Huit anciens ou actuels agents commerciaux de la société Vedia et/ou de la société Aterno ont rédigé des attestations pour témoigner avoir toujours été informés lors des réunions d'information que le radiateur de démonstration avait une puissance de 2000 W. Aucun ne précise si le client devait en être informé.

Le mandat d'agent commercial a duré pendant treize années, et l'importance des commissions perçues par M. Y (plus de 70 000 euros par an) témoigne de l'importance de ses ventes. Pour autant, il n'a pas versé aux débats un seul témoignage d'un client qui, après achat et usage de radiateurs Aterno auprès de lui, aurait été insatisfait de son achat et aurait eu le sentiment d'avoir été trompé sur les qualités promises de ce matériel.

Dès lors, la seule production d'un argumentaire de vente antérieur de plus de douze années à la rupture, qui a nécessairement été modifié depuis, dont la société Vedia n'est pas l'auteur, et le développement d'allégations qui sont contestées par les témoignages versés aux débats sont insuffisants à démontrer que la société Vedia ait volontairement incité ses agents commerciaux à tromper les clients potentiels de la société Aterno sur les qualités essentielles des matériels qu'ils souhaitaient acquérir.

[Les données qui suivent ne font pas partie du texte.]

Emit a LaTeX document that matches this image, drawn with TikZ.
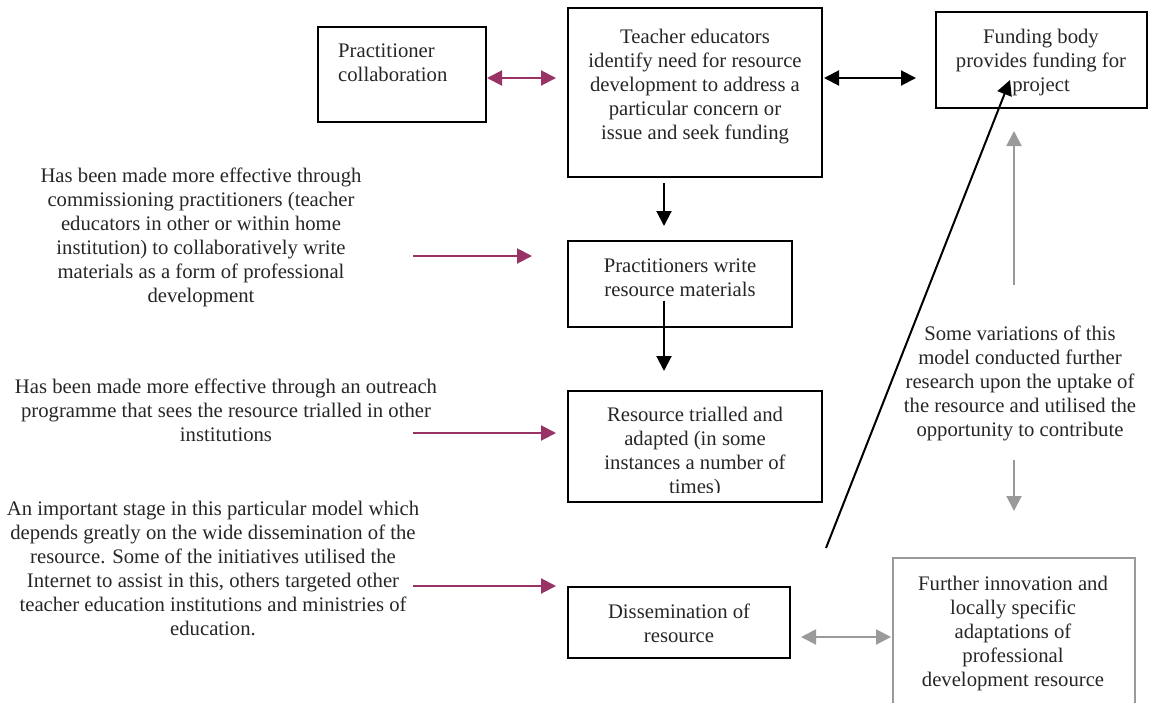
\documentclass[tikz,border=0pt]{standalone}
\usepackage{fontspec}
\setmainfont{Liberation Serif}
\usetikzlibrary{arrows.meta,calc}
\definecolor{plum}{HTML}{993366}
\definecolor{midgray}{HTML}{9A9A9A}
\tikzset{
  boxn/.style={draw=black, line width=2pt, inner sep=0pt},
  grayboxn/.style={draw=midgray, line width=2pt, inner sep=0pt},
  txt/.style={align=center, inner sep=0pt, text=black!85, font=\fontsize{20.7}{24}\selectfont},
  blackarr/.style={line width=2pt, -{Triangle[length=15pt,width=15pt]}},
  blackdbl/.style={line width=2pt, {Triangle[length=15pt,width=15pt]}-{Triangle[length=15pt,width=15pt]}},
  plumarr/.style={draw=plum, line width=2pt, -{Triangle[length=15pt,width=15pt]}},
  plumdbl/.style={draw=plum, line width=2pt, {Triangle[length=15pt,width=15pt]}-{Triangle[length=15pt,width=15pt]}},
  grayarr/.style={draw=midgray, line width=2pt, -{Triangle[length=15pt,width=15pt]}},
  graydbl/.style={draw=midgray, line width=2pt, {Triangle[length=15pt,width=15pt]}-{Triangle[length=15pt,width=15pt]}},
}
\begin{document}
\begin{tikzpicture}[x=1pt,y=-1pt]
\useasboundingbox (0,0) rectangle (1161,702);

% boxes
\node[boxn, minimum width=168pt, minimum height=95pt] (prac) at (402,74.5) {};
\node[boxn, minimum width=254pt, minimum height=169pt] (teach) at (695,92.5) {};
\node[boxn, minimum width=211pt, minimum height=96pt] (fund) at (1041.5,60) {};
\node[boxn, minimum width=224pt, minimum height=86pt] (write) at (680,284) {};
\node[boxn, minimum width=254pt, minimum height=111pt] (trial) at (695,446.5) {};
\node[boxn, minimum width=222pt, minimum height=71pt] (diss) at (679,622.5) {};
\node[grayboxn, minimum width=242pt, minimum height=170pt] (further) at (1014,643) {};

% box texts
\node[txt, align=left, anchor=west] (practxt) at (338,63) {Practitioner\\collaboration};
\node[txt] (teachtxt) at (695,86.5) {Teacher educators\\identify need for resource\\development to address a\\particular concern or\\issue and seek funding};
\node[txt] (fundtxt) at (1041,62.5) {Funding body\\provides funding for\\project};
\node[txt] (writetxt) at (680,278) {Practitioners write\\resource materials};
\begin{scope}
  \clip (568,391) rectangle (822,492);
  \node[txt] (trialtxt) at (695,452.5) {Resource trialled and\\adapted (in some\\instances a number of\\times)};
\end{scope}
\node[txt] (disstxt) at (679,623) {Dissemination of\\resource};
\node[txt] (furthertxt) at (1013,633.5) {Further innovation and\\locally specific\\adaptations of\\professional\\development resource};
\node[txt] (vari) at (1020,383.5) {Some variations of this\\model conducted further\\research upon the uptake of\\the resource and utilised the\\opportunity to contribute};

% left notes
\node[txt] (notea) at (201,237.5) {Has been made more effective through\\commissioning practitioners (teacher\\educators in other or within home\\institution) to collaboratively write\\materials as a form of professional\\development};
\node[txt] (noteb) at (226,410) {Has been made more effective through an outreach\\programme that sees the resource trialled in other\\institutions};
\node[txt] (notec) at (213,568) {An important stage in this particular model which\\depends greatly on the wide dissemination of the\\resource. Some of the initiatives utilised the\\Internet to assist in this, others targeted other\\teacher education institutions and ministries of\\education.};

% free ends
\coordinate (sa) at (413,256);
\coordinate (sb) at (413,433);
\coordinate (sc) at (413,586);
\coordinate (diagstart) at (826,548);
\coordinate (diagend) at (1010,80);
\coordinate (upstart) at (1014,285);
\coordinate (downstart) at (1014,460);

% connectors
\draw[plumdbl] (prac.east |- 0,78) -- ($(teach.west |- 0,78)+(-11,0)$);
\draw[blackdbl] ($(teach.east |- 0,78)+(1,0)$) -- ($(fund.west |- 0,78)+(-19,0)$);
\draw[blackarr] ($(teach.south -| 664,0)+(0,5)$) -- ($(write.north -| 664,0)+(0,-14)$);
\draw[blackarr] ($(write.south -| 664,0)+(0,-27)$) -- ($(trial.north -| 664,0)+(0,-19)$);
\draw[plumarr] (sa) -- ($(write.west |- sa)+(-35,0)$);
\draw[plumarr] (sb) -- ($(trial.west |- sb)+(-11,0)$);
\draw[plumarr] (sc) -- ($(diss.west |- sc)+(-11,0)$);
\draw[blackarr] (diagstart) -- (diagend);
\draw[grayarr] (upstart) -- ($(fund.south -| upstart)+(0,22)$);
\draw[grayarr] (downstart) -- ($(further.north -| downstart)+(0,-46)$);
\draw[graydbl] ($(diss.east |- 0,637)+(10,0)$) -- ($(further.west |- 0,637)+(-1,0)$);
\end{tikzpicture}
\end{document}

Il en résulte que la rupture du contrat d'agent commercial est imputable à M. Y et que par application des dispositions contractuelles ainsi que de celles de l'article L. 134-13 2°, aucune indemnité de rupture n'est due par la société Vedia.

En conséquence, le jugement déféré est confirmé en ce qu'il a débouté M. Y de ses demandes.

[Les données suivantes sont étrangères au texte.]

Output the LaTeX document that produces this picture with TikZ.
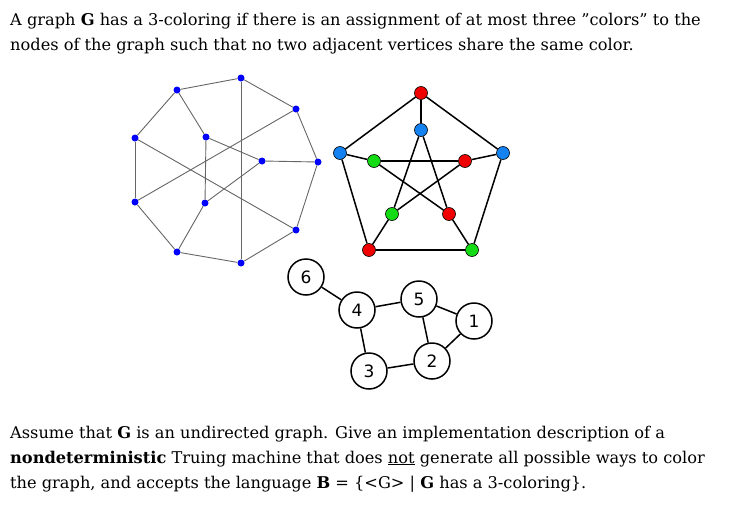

Sur la demande reconventionnelle de la société Vedia :

Le contrat conclu entre les parties ne pouvait être résilié, aux termes de son article 4, qu'avec un préavis de trois mois qui n'a pas été respecté par M. Y

En conséquence, M. Y est condamné à lui payer la somme de 18 000 euros correspondant à trois mois de commissions au regard du montant perçu en 2013.

En revanche, le préavis ayant pour objet de pallier la désorganisation induite par la rupture du contrat, aucun préjudice complémentaire ne peut être invoqué de ce chef.

De la même façon, il n'apparaît pas que M. Y ait publiquement dénigré la société Vedia qui n'a donc pas souffert d'un préjudice d'image.

Le jugement est en conséquence infirmé en ce qu'il a condamné l'appelant au paiement d'une indemnité de 1 500 euros pour préjudice de désorganisation et d'image à la société Vedia.

Sur les dépens et les frais irrépétibles :

M. Y, qui succombe, supportera la charge des dépens d'appel et paiera à la société Vedia la somme de 2 500 euros au titre de ses frais irrépétibles d'appel.

Par ces motifs : LA COUR, Infirme le jugement déféré en ce qu'il a condamné M. Y à payer à la société Vedia la somme de 1 500 euros au titre d'un préjudice de désorganisation et d'image. Statuant à nouveau : Déboute la société Vedia de sa demande de dommages et intérêts pour préjudice de désorganisation et d'image. Confirme pour le solde le jugement déféré. Déboute les parties du surplus de leurs demandes. Condamne l'appelant aux dépens avec droit de recouvrement pour ceux dont il a été fait l'avance.